--- THE TASK ---
Take the lines of the data below from the very first through the line containing "import * as" and output them exactly, pictures excluded.

* * * * *

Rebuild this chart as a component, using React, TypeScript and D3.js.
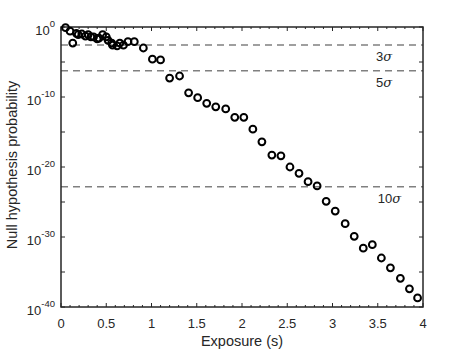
import { useMemo } from "react"
import * as d3 from "d3"

// exposure (s) and log10 of the null hypothesis probability
const exposure = [
  0.05, 0.1, 0.13, 0.17, 0.19, 0.23, 0.27, 0.3, 0.33, 0.36, 0.4, 0.42, 0.46, 0.5, 0.52, 0.56,
  0.57, 0.62, 0.65, 0.69, 0.74, 0.81, 0.91, 1.01, 1.1, 1.2, 1.31, 1.41, 1.51, 1.61, 1.71, 1.82,
  1.92, 2.02, 2.12, 2.22, 2.33, 2.43, 2.53, 2.63, 2.73, 2.83, 2.93, 3.03, 3.14, 3.24, 3.34,
  3.44, 3.54, 3.64, 3.75, 3.85, 3.94,
]
const logProb = [
  -0.1, -0.6, -2.3, -0.9, -1.1, -1.0, -1.3, -1.1, -1.4, -1.4, -1.7, -1.6, -1.1, -1.4, -1.9, -2.3,
  -2.6, -2.7, -2.3, -2.6, -2.1, -2.1, -3.0, -4.6, -4.7, -7.3, -7.0, -9.4, -10.1, -10.9, -11.4,
  -11.7, -12.9, -12.9, -14.6, -16.4, -18.3, -18.4, -20.0, -20.9, -22.1, -22.7, -24.9, -26.3,
  -28.1, -29.9, -31.6, -31.1, -33.0, -34.4, -35.9, -37.4, -38.7,
]

const sigmaLabels = ["3", "5", "10"]
const sigmaProb = [2.7e-3, 5.7e-7, 1.5e-23]
const sigmaLabelX = [3.48, 3.48, 3.5]

const xTicks = [0, 0.5, 1, 1.5, 2, 2.5, 3, 3.5, 4]
const yTickExp = [0, -10, -20, -30, -40]

export default function App() {
  const width = 467
  const height = 350
  const margin = { top: 27, right: 44, bottom: 43, left: 61 }
  const innerW = width - margin.left - margin.right
  const innerH = height - margin.top - margin.bottom

  const x = useMemo(() => d3.scaleLinear().domain([0, 4]).range([0, innerW]), [innerW])
  const y = useMemo(
    () => d3.scaleLog().domain([1e-40, 1]).range([innerH, 0]),
    [innerH]
  )

  const points = exposure.map((e, i) => ({ e, p: Math.pow(10, logProb[i]) }))
  const minorX = d3.range(0, 4.0001, 0.1)
  const minorY = [-5, -15, -25, -35]

  const font = "'Liberation Sans', Arial, Helvetica, sans-serif"
  const axisColor = "#262626"

  return (
    <div style={{ position: "absolute", left: 0, top: 0 }}>
      <svg width={width} height={height} style={{ display: "block", fontFamily: font }}>
        <rect width={width} height={height} fill="#fff" />
        <g transform={`translate(${margin.left},${margin.top})`}>
          {/* sigma thresholds */}
          {sigmaProb.map((p, i) => (
            <line
              key={i}
              x1={0}
              x2={innerW}
              y1={y(p)}
              y2={y(p)}
              stroke="#808080"
              strokeWidth={1.5}
              strokeDasharray="7,5"
            />
          ))}
          {sigmaProb.map((p, i) => (
            <text
              key={"l" + i}
              x={x(sigmaLabelX[i])}
              y={y(p) + 16}
              fontSize={13}
              fill="#262626"
            >
              {sigmaLabels[i]}
              <tspan fontStyle="italic" fontFamily="'DejaVu Serif', serif">σ</tspan>
            </text>
          ))}

          {/* x ticks */}
          {minorX.map((v, i) => {
            const major = i % 5 === 0
            const len = major ? 4 : 2
            return (
              <g key={"xt" + i}>
                <line x1={x(v)} x2={x(v)} y1={innerH} y2={innerH - len} stroke={axisColor} />
                <line x1={x(v)} x2={x(v)} y1={0} y2={len} stroke={axisColor} />
              </g>
            )
          })}
          {xTicks.map((v) => (
            <text
              key={"xl" + v}
              x={x(v)}
              y={innerH + 21}
              textAnchor="middle"
              fontSize={13}
              fill={axisColor}
            >
              {v}
            </text>
          ))}

          {/* y ticks */}
          {yTickExp.concat(minorY).map((k) => (
            <g key={"yt" + k}>
              <line x1={0} x2={4} y1={y(Math.pow(10, k))} y2={y(Math.pow(10, k))} stroke={axisColor} />
              <line
                x1={innerW}
                x2={innerW - 4}
                y1={y(Math.pow(10, k))}
                y2={y(Math.pow(10, k))}
                stroke={axisColor}
              />
            </g>
          ))}
          {yTickExp.map((k) => (
            <text
              key={"yl" + k}
              x={-6}
              y={y(Math.pow(10, k)) + 8}
              textAnchor="end"
              fontSize={13}
              fill={axisColor}
            >
              10
              <tspan dy={-8} fontSize={9.5}>
                {k}
              </tspan>
            </text>
          ))}

          {/* box */}
          <rect
            x={0}
            y={0}
            width={innerW}
            height={innerH}
            fill="none"
            stroke={axisColor}
            strokeWidth={1.5}
          />

          {points.map((d, i) => (
            <circle
              key={i}
              cx={x(d.e)}
              cy={y(d.p)}
              r={3.4}
              fill="none"
              stroke="#000"
              strokeWidth={2}
            />
          ))}
        </g>

        <text
          x={margin.left + innerW / 2}
          y={height - 4}
          textAnchor="middle"
          fontSize={14.5}
          fill={axisColor}
        >
          Exposure (s)
        </text>
        <text
          transform={`translate(17,${margin.top + innerH / 2 - 2}) rotate(-90)`}
          textAnchor="middle"
          fontSize={14.5}
          fill={axisColor}
        >
          Null hypothesis probability
        </text>
      </svg>
    </div>
  )
}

* * * * *

--- FINAL RESULT ---
Rebuild this chart as a component, using React, TypeScript and D3.js.
import { useMemo } from "react"
import * as d3 from "d3"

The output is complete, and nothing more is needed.